Much-anticipated legislation to encourage clean and renewable energy in Florida appears in danger of dying, but not because of concerns over the inclusion of nuclear energy. Instead, a penny gas tax threatens to squelch the "20 by 2020" proposal, one of Governor Charlie Crist's legislative priorities.

Bill sponsor Sen. Jim King, chair of the chamber's energy and utilities committee, said the penny tax on fuel is necessary to ensure the renewable and clean energy legislation is actually implemented. It would generate roughly $90 million a year, half to go into a trust fund for helping to develop renewable energies, and half to go into general revenue.

"Without that money, this bill won't go anywhere," he said. "It will just look good and sound good."

King, tasked by Senate President Jeff Atwater to get the energy legislation passed, has spent weeks trying to come up with a proposal that appeases groups ranging from environmentalists to big utilities to biomass producers like sugar companies. He told senators including Mike Haridopolos that he is willing to amend the bill to allow federal stimulus dollars to replace the gas tax -- but only if the stimulus dollars are determined to be eligible.

Sen. Mike Fasano, R-New Port Richey, said he was going to vote for SB 1154 -- until he saw the tax tucked in. The Senate transportation committee chairman worries higher gas prices will further deplete the Department of Transportation's trust fund, which the agency relies on to fund road projects.
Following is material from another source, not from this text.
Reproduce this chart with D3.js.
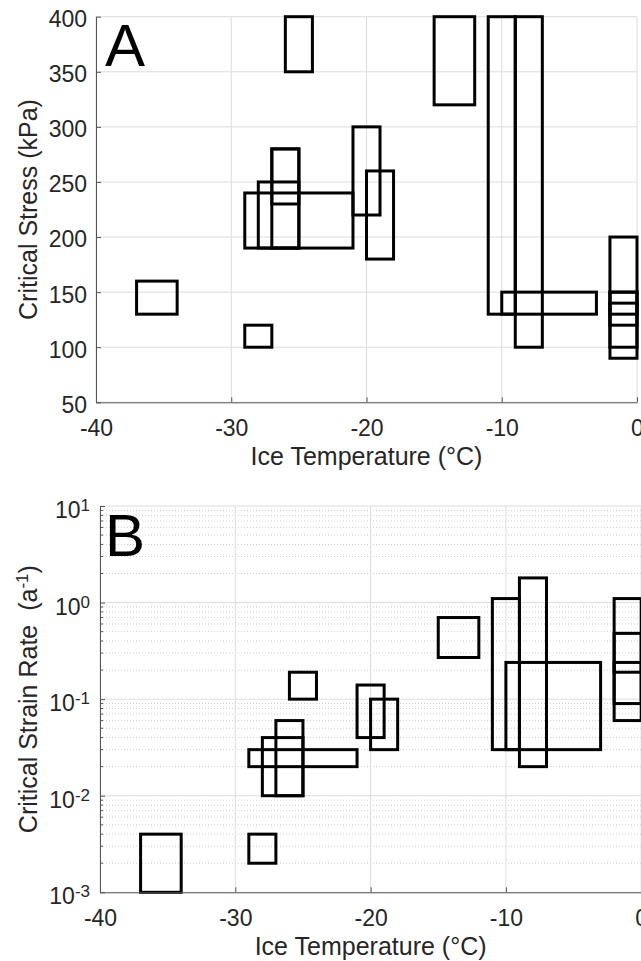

A recent revenue estimate found the trust fund already will be depleted in years to come because cash-strapped Floridians are cutting back on driving amid rising gas costs.

"These are the implications you have when you start raising the gas tax," Fasano said. "If it was that easy, we would have raised the gas tax a long time ago."

The committee voted 6-3 for the bill, with Sens. Fasano, Dan Gelber (D) and Mike Haridopolos (R) opposed. But even some who voted in favor, including Sen. Steve Oelrich, voiced reservations indicating they might not vote yes unless the gas tax issue is resolved.

Meanwhile, King said the bill's fate might also be dim thanks to lack of enthusiasm from the House.

"I have no idea if this bill or anything like it has a life of one nanosecond in the House," he said.